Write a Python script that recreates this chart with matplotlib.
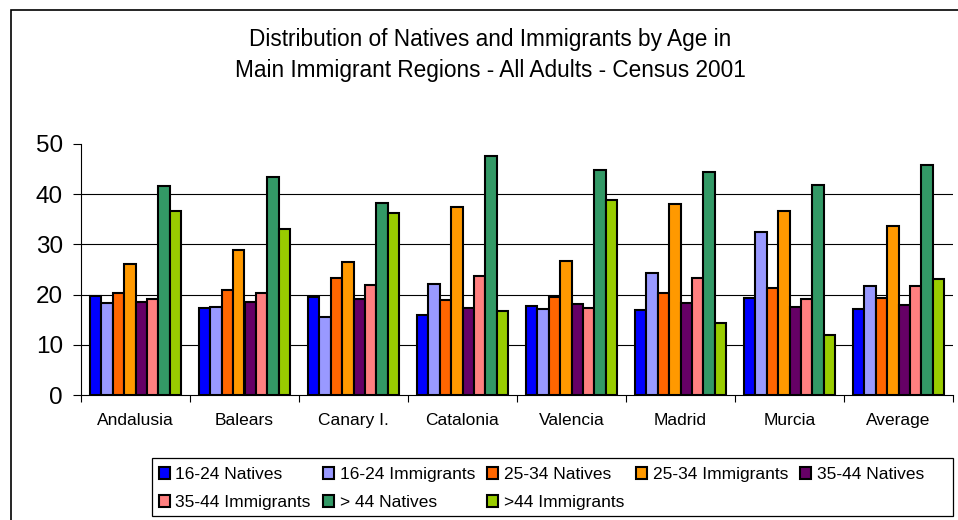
import matplotlib
matplotlib.use("Agg")
import matplotlib.pyplot as plt
from matplotlib.patches import Rectangle
import numpy as np

plt.rcParams['font.family'] = ['Liberation Sans', 'DejaVu Sans']

regions = ["Andalusia", "Balears", "Canary I.", "Catalonia", "Valencia",
           "Madrid", "Murcia", "Average"]

series_names = ["16-24 Natives", "16-24 Immigrants", "25-34 Natives",
                "25-34 Immigrants", "35-44 Natives", "35-44 Immigrants",
                "> 44 Natives", ">44 Immigrants"]

natives_16_24 = [19.7, 17.4, 19.5, 16.0, 17.8, 16.9, 19.3, 17.1]
immigrants_16_24 = [18.3, 17.6, 15.6, 22.1, 17.2, 24.4, 32.4, 21.7]
natives_25_34 = [20.4, 20.9, 23.4, 18.9, 19.5, 20.4, 21.3, 19.3]
immigrants_25_34 = [26.0, 28.9, 26.4, 37.5, 26.6, 38.1, 36.6, 33.7]
natives_35_44 = [18.5, 18.5, 19.2, 17.4, 18.1, 18.3, 17.6, 18.0]
immigrants_35_44 = [19.2, 20.4, 22.0, 23.8, 17.4, 23.4, 19.2, 21.7]
natives_45_plus = [41.6, 43.4, 38.3, 47.7, 44.8, 44.4, 41.9, 45.9]
immigrants_45_plus = [36.6, 33.1, 36.2, 16.8, 38.9, 14.4, 12.0, 23.2]

series = [natives_16_24, immigrants_16_24, natives_25_34, immigrants_25_34,
          natives_35_44, immigrants_35_44, natives_45_plus, immigrants_45_plus]

colors = ["#0000FF", "#9999FF", "#FF6600", "#FF9900",
          "#660066", "#FF8080", "#339966", "#99CC00"]

fig = plt.figure(figsize=(9.58, 5.20), dpi=100)
ax = fig.add_axes([81/958, 125/520, 872/958, 251/520])

x = np.arange(len(regions))
w = 0.1055
bars = []
for i, (vals, name, c) in enumerate(zip(series, series_names, colors)):
    b = ax.bar(x + (i - 3.5) * w, vals, width=w, color=c, edgecolor="black",
               linewidth=1.5, label=name, zorder=3)
    bars.append(b)

ax.set_xlim(-0.5, len(regions) - 0.5)
ax.set_ylim(0, 50)
ax.set_yticks([0, 10, 20, 30, 40, 50])
ax.tick_params(axis='y', labelsize=17.5, length=6, width=0.8, pad=7)
ax.set_xticks(x)
ax.set_xticklabels(regions)
ax.set_xticks(np.arange(len(regions) + 1) - 0.5, minor=True)
ax.tick_params(axis='x', which='major', length=0, labelsize=12.5, pad=13)
ax.tick_params(axis='x', which='minor', length=5, width=0.8)

ax.yaxis.grid(True, color="black", linewidth=0.8, zorder=0)
ax.get_ygridlines()[-1].set_visible(False)
ax.get_ygridlines()[0].set_visible(False)
for s in ["top", "right"]:
    ax.spines[s].set_visible(False)
for s in ["left", "bottom"]:
    ax.spines[s].set_linewidth(0.8)

fig.text(490/958, 1 - 55/520,
         "Distribution of Natives and Immigrants by Age in\n"
         "Main Immigrant Regions - All Adults - Census 2001",
         ha="center", va="center", fontsize=16.3, linespacing=1.4)

# legend filled row by row: 5 entries on top, 3 below
order = [0, 5, 1, 6, 2, 7, 3, 4]
leg = fig.legend([bars[k] for k in order], [series_names[k] for k in order],
                 loc="upper left", ncol=5,
                 bbox_to_anchor=(159/958, 1 - 467/520),
                 fontsize=12.5, frameon=False,
                 handlelength=0.65, handleheight=0.65, handletextpad=0.3,
                 labelspacing=0.75, borderpad=0, columnspacing=0.7,
                 borderaxespad=0)

# legend box
fig.add_artist(Rectangle((152/958, 1 - 516/520), 801/958, 58/520,
                         transform=fig.transFigure, fill=False,
                         edgecolor="black", linewidth=0.9))

# outer chart border
fig.add_artist(Rectangle((11/958, -0.1), 1.1, 1.1 - 10/520,
                         transform=fig.transFigure, fill=False,
                         edgecolor="black", linewidth=1.2))

fig.savefig("out.png", dpi=100)
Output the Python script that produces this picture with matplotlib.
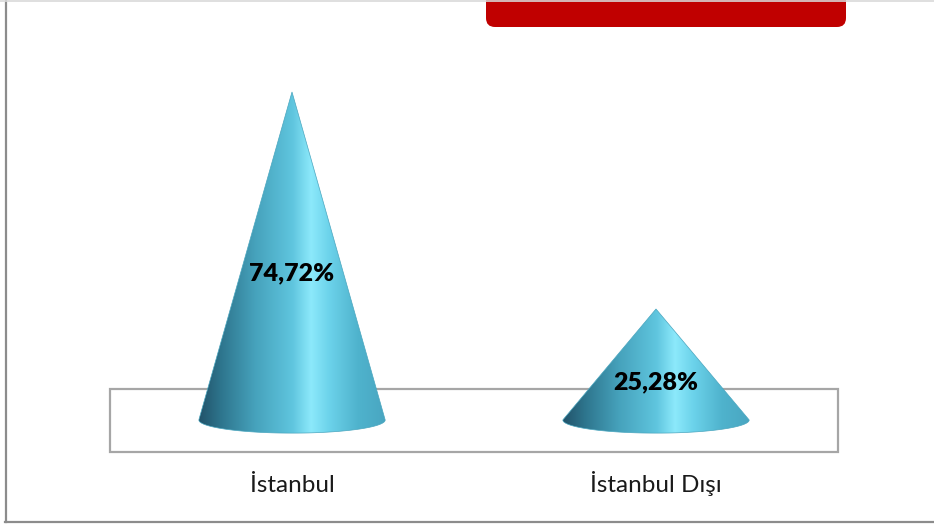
import numpy as np
import matplotlib.pyplot as plt
from matplotlib.path import Path
from matplotlib.patches import PathPatch, Rectangle, FancyBboxPatch
from matplotlib.colors import to_rgb

categories = ['İstanbul', 'İstanbul Dışı']
shares = [74.72, 25.28]
value_labels = ['74,72%', '25,28%']

plt.rcParams['font.family'] = ['Lato', 'DejaVu Sans']

W, H = 934, 526
fig = plt.figure(figsize=(W / 100, H / 100), dpi=100)

# decoration layer in pixel units (frame + banner)
deco = fig.add_axes([0, 0, 1, 1], zorder=0)
deco.set_xlim(0, W)
deco.set_ylim(H, 0)
deco.axis('off')
deco.plot([5.5, 5.5], [0, 521.5], color='#8c8c8c', lw=1.6)
deco.plot([5, W], [521.5, 521.5], color='#8c8c8c', lw=1.6)
deco.plot([0, W], [0.5, 0.5], color='#d9d9d9', lw=1.2)
deco.add_patch(FancyBboxPatch((492, -40), 348, 61,
                              boxstyle='round,pad=6,rounding_size=9',
                              facecolor='#c00000', edgecolor='none'))

ax = fig.add_axes([110 / W, 74 / H, 728 / W, 383.2 / H], zorder=1)
ax.set_xlim(-0.5, 1.5)
ax.set_ylim(-7.3, 80)
ax.axis('off')

# floor of the 3d chart
ax.add_patch(Rectangle((-0.5, -7.3), 2.0, 14.36, facecolor='none',
                       edgecolor='#a6a6a6', lw=1.6, zorder=1, clip_on=False))

# horizontal shading of the cones
stops = [0.0, 0.12, 0.3, 0.5, 0.6, 0.7, 0.85, 1.0]
stop_cols = ['#22536a', '#2e768e', '#46a2bc', '#5fc5de', '#8ce9fb',
             '#6bd2ea', '#4fb3cd', '#49a6c1']
xs = np.linspace(0, 1, 256)
rgb = np.array([to_rgb(c) for c in stop_cols])
grad = np.stack([np.interp(xs, stops, rgb[:, k]) for k in range(3)], axis=-1)
grad = np.repeat(grad[None, :, :], 4, axis=0)

half_w = 0.256   # cone base half width (category units)
ell_h = 3.0      # base ellipse half height (percent units)

for i, (cat, v, lab) in enumerate(zip(categories, shares, value_labels)):
    t = np.linspace(0, np.pi, 80)
    ex = i + half_w * np.cos(t)
    ey = -ell_h * np.sin(t)
    verts = [(i, v)] + list(zip(ex, ey)) + [(i, v)]
    codes = [Path.MOVETO] + [Path.LINETO] * (len(verts) - 2) + [Path.CLOSEPOLY]
    patch = PathPatch(Path(verts, codes), facecolor='none', edgecolor='#4aa6bf',
                      lw=0.5, zorder=3)
    ax.add_patch(patch)
    im = ax.imshow(grad, extent=[i - half_w, i + half_w, -ell_h, v],
                   aspect='auto', zorder=2, interpolation='bilinear')
    im.set_clip_path(patch)

    ax.text(i, v / 2 - 4, lab, ha='center', va='center', fontsize=18,
            fontweight='heavy', color='black', zorder=4)
    ax.text(i, -16.5, cat, ha='center', va='baseline', fontsize=17.5,
            color='#1a1a1a', clip_on=False)

fig.savefig('out.png', dpi=100)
- - - -
• STATED TASK
Copy every line above word for word and exclude the pictures.

• REPLY TO THE EXERCISE
Write a Python script that recreates this chart with matplotlib.
import matplotlib
matplotlib.use("Agg")
import matplotlib.pyplot as plt
from matplotlib.patches import Rectangle
import numpy as np

plt.rcParams['font.family'] = ['Liberation Sans', 'DejaVu Sans']

regions = ["Andalusia", "Balears", "Canary I.", "Catalonia", "Valencia",
           "Madrid", "Murcia", "Average"]

series_names = ["16-24 Natives", "16-24 Immigrants", "25-34 Natives",
                "25-34 Immigrants", "35-44 Natives", "35-44 Immigrants",
                "> 44 Natives", ">44 Immigrants"]

natives_16_24 = [19.7, 17.4, 19.5, 16.0, 17.8, 16.9, 19.3, 17.1]
immigrants_16_24 = [18.3, 17.6, 15.6, 22.1, 17.2, 24.4, 32.4, 21.7]
natives_25_34 = [20.4, 20.9, 23.4, 18.9, 19.5, 20.4, 21.3, 19.3]
immigrants_25_34 = [26.0, 28.9, 26.4, 37.5, 26.6, 38.1, 36.6, 33.7]
natives_35_44 = [18.5, 18.5, 19.2, 17.4, 18.1, 18.3, 17.6, 18.0]
immigrants_35_44 = [19.2, 20.4, 22.0, 23.8, 17.4, 23.4, 19.2, 21.7]
natives_45_plus = [41.6, 43.4, 38.3, 47.7, 44.8, 44.4, 41.9, 45.9]
immigrants_45_plus = [36.6, 33.1, 36.2, 16.8, 38.9, 14.4, 12.0, 23.2]

series = [natives_16_24, immigrants_16_24, natives_25_34, immigrants_25_34,
          natives_35_44, immigrants_35_44, natives_45_plus, immigrants_45_plus]

colors = ["#0000FF", "#9999FF", "#FF6600", "#FF9900",
          "#660066", "#FF8080", "#339966", "#99CC00"]

fig = plt.figure(figsize=(9.58, 5.20), dpi=100)
ax = fig.add_axes([81/958, 125/520, 872/958, 251/520])

x = np.arange(len(regions))
w = 0.1055
bars = []
for i, (vals, name, c) in enumerate(zip(series, series_names, colors)):
    b = ax.bar(x + (i - 3.5) * w, vals, width=w, color=c, edgecolor="black",
               linewidth=1.5, label=name, zorder=3)
    bars.append(b)

ax.set_xlim(-0.5, len(regions) - 0.5)
ax.set_ylim(0, 50)
ax.set_yticks([0, 10, 20, 30, 40, 50])
ax.tick_params(axis='y', labelsize=17.5, length=6, width=0.8, pad=7)
ax.set_xticks(x)
ax.set_xticklabels(regions)
ax.set_xticks(np.arange(len(regions) + 1) - 0.5, minor=True)
ax.tick_params(axis='x', which='major', length=0, labelsize=12.5, pad=13)
ax.tick_params(axis='x', which='minor', length=5, width=0.8)

ax.yaxis.grid(True, color="black", linewidth=0.8, zorder=0)
ax.get_ygridlines()[-1].set_visible(False)
ax.get_ygridlines()[0].set_visible(False)
for s in ["top", "right"]:
    ax.spines[s].set_visible(False)
for s in ["left", "bottom"]:
    ax.spines[s].set_linewidth(0.8)

fig.text(490/958, 1 - 55/520,
         "Distribution of Natives and Immigrants by Age in\n"
         "Main Immigrant Regions - All Adults - Census 2001",
         ha="center", va="center", fontsize=16.3, linespacing=1.4)

# legend filled row by row: 5 entries on top, 3 below
order = [0, 5, 1, 6, 2, 7, 3, 4]
leg = fig.legend([bars[k] for k in order], [series_names[k] for k in order],
                 loc="upper left", ncol=5,
                 bbox_to_anchor=(159/958, 1 - 467/520),
                 fontsize=12.5, frameon=False,
                 handlelength=0.65, handleheight=0.65, handletextpad=0.3,
                 labelspacing=0.75, borderpad=0, columnspacing=0.7,
                 borderaxespad=0)

# legend box
fig.add_artist(Rectangle((152/958, 1 - 516/520), 801/958, 58/520,
                         transform=fig.transFigure, fill=False,
                         edgecolor="black", linewidth=0.9))

# outer chart border
fig.add_artist(Rectangle((11/958, -0.1), 1.1, 1.1 - 10/520,
                         transform=fig.transFigure, fill=False,
                         edgecolor="black", linewidth=1.2))

fig.savefig("out.png", dpi=100)
Output the Python script that produces this picture with matplotlib.
import numpy as np
import matplotlib.pyplot as plt
from matplotlib.path import Path
from matplotlib.patches import PathPatch, Rectangle, FancyBboxPatch
from matplotlib.colors import to_rgb

categories = ['İstanbul', 'İstanbul Dışı']
shares = [74.72, 25.28]
value_labels = ['74,72%', '25,28%']

plt.rcParams['font.family'] = ['Lato', 'DejaVu Sans']

W, H = 934, 526
fig = plt.figure(figsize=(W / 100, H / 100), dpi=100)

# decoration layer in pixel units (frame + banner)
deco = fig.add_axes([0, 0, 1, 1], zorder=0)
deco.set_xlim(0, W)
deco.set_ylim(H, 0)
deco.axis('off')
deco.plot([5.5, 5.5], [0, 521.5], color='#8c8c8c', lw=1.6)
deco.plot([5, W], [521.5, 521.5], color='#8c8c8c', lw=1.6)
deco.plot([0, W], [0.5, 0.5], color='#d9d9d9', lw=1.2)
deco.add_patch(FancyBboxPatch((492, -40), 348, 61,
                              boxstyle='round,pad=6,rounding_size=9',
                              facecolor='#c00000', edgecolor='none'))

ax = fig.add_axes([110 / W, 74 / H, 728 / W, 383.2 / H], zorder=1)
ax.set_xlim(-0.5, 1.5)
ax.set_ylim(-7.3, 80)
ax.axis('off')

# floor of the 3d chart
ax.add_patch(Rectangle((-0.5, -7.3), 2.0, 14.36, facecolor='none',
                       edgecolor='#a6a6a6', lw=1.6, zorder=1, clip_on=False))

# horizontal shading of the cones
stops = [0.0, 0.12, 0.3, 0.5, 0.6, 0.7, 0.85, 1.0]
stop_cols = ['#22536a', '#2e768e', '#46a2bc', '#5fc5de', '#8ce9fb',
             '#6bd2ea', '#4fb3cd', '#49a6c1']
xs = np.linspace(0, 1, 256)
rgb = np.array([to_rgb(c) for c in stop_cols])
grad = np.stack([np.interp(xs, stops, rgb[:, k]) for k in range(3)], axis=-1)
grad = np.repeat(grad[None, :, :], 4, axis=0)

half_w = 0.256   # cone base half width (category units)
ell_h = 3.0      # base ellipse half height (percent units)

for i, (cat, v, lab) in enumerate(zip(categories, shares, value_labels)):
    t = np.linspace(0, np.pi, 80)
    ex = i + half_w * np.cos(t)
    ey = -ell_h * np.sin(t)
    verts = [(i, v)] + list(zip(ex, ey)) + [(i, v)]
    codes = [Path.MOVETO] + [Path.LINETO] * (len(verts) - 2) + [Path.CLOSEPOLY]
    patch = PathPatch(Path(verts, codes), facecolor='none', edgecolor='#4aa6bf',
                      lw=0.5, zorder=3)
    ax.add_patch(patch)
    im = ax.imshow(grad, extent=[i - half_w, i + half_w, -ell_h, v],
                   aspect='auto', zorder=2, interpolation='bilinear')
    im.set_clip_path(patch)

    ax.text(i, v / 2 - 4, lab, ha='center', va='center', fontsize=18,
            fontweight='heavy', color='black', zorder=4)
    ax.text(i, -16.5, cat, ha='center', va='baseline', fontsize=17.5,
            color='#1a1a1a', clip_on=False)

fig.savefig('out.png', dpi=100)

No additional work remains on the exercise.